Model 2 (Polynomial Regression):
- Introducing polynomial features of degree 3 improved the model's ability to capture non-linear relationships in the data, achieving high correctness rates within acceptable error margins.
- Despite promising results, spikes in cross-validation errors exposed challenges with overfitting on certain subsets, indicating the need for further refinement.
Model 3 (SVD + Logistic Regression):
- Transitioning to a classification-based approach by binning PPG into performance tiers simplified the prediction task and improved interpretability.
- Dimensionality reduction using SVD addressed the limitations of PCA and stabilized the logistic regression model, leading to a robust accuracy of 84% on the test set.
- The confusion matrix and classification report revealed strong performance in the extreme bins, with minor misclassifications in mid-range bins likely due to feature overlap.
- Despite strong classification using 4 bins, increasing bin sizes drastically reduces the model's performance.
Model 4 (ANN + K-fold CV):
- Similar to model 3, the transition of a regression approach to a classification model is bridged by performing multi-class logistic regression. The greater the number of classes, the better the results reflect on the model's ability to predict both linear and logistically.

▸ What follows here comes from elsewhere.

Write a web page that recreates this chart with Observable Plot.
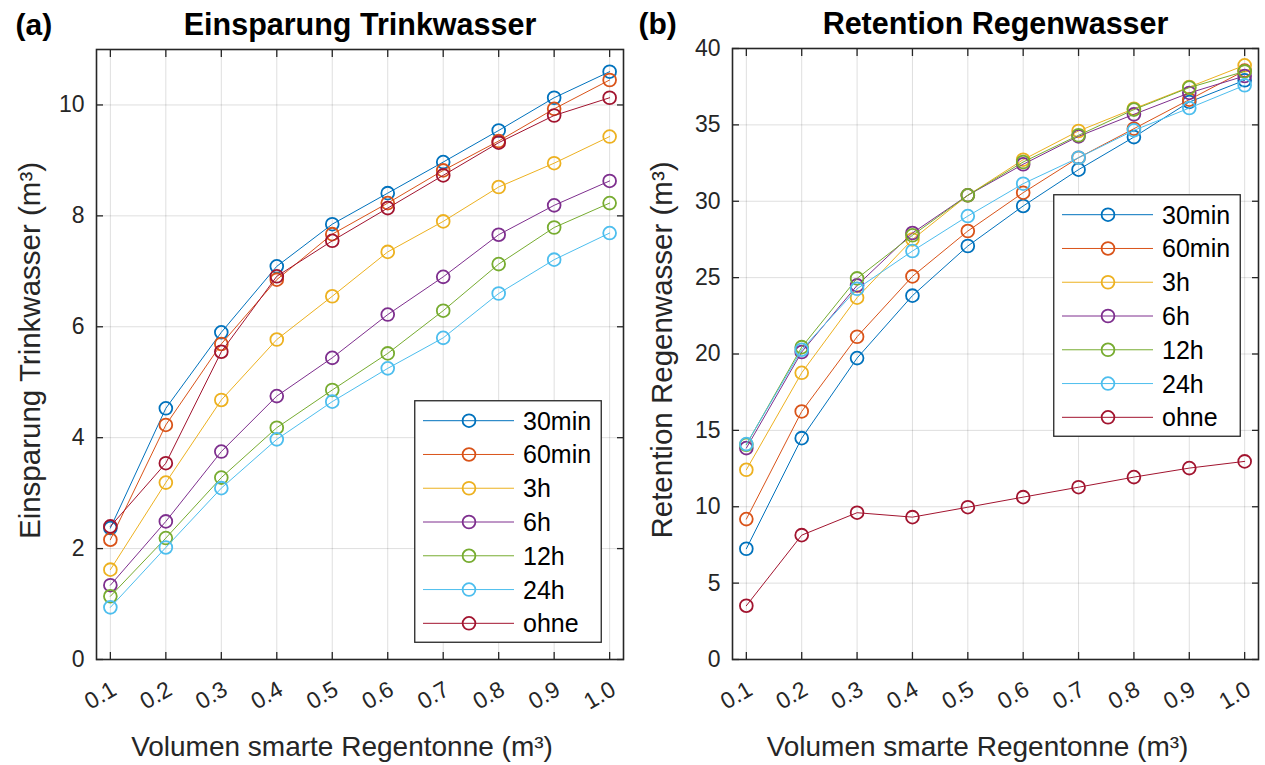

- Artificial neural networks using kerasClassification improved on the results of model 3, formulating a more convincing model and argument for correctly classifying player statistics per game.
- The confusion matrix and classification report revealed strong performance in bins closest to the correct class, with very few misclassifications in non-adjacent bins.
- 10-fold Cross-Validation bolstered the model's performance, showing that the model can continue to perform well in unseen data.
- Accuracy deltas between training and test data show that the model is neither overfit nor underfit, falling precisely on the optimal points in the error curve.
Final Recommendation
Model 4 stands out as the most effective approach for this problem, striking a balance between accuracy, generalizability, and interpretability. By focusing on classification rather than regression and leveraging dimensionality reduction, the model avoids overfitting while maintaining high performance. Future improvements could involve exploring ensemble methods or fine-tuning hyperparameters further to address the slight misclassification in mid-range bins.
This progression underscores the importance of iterative experimentation, feature engineering, and appropriate evaluation metrics when tackling real-world machine learning problems.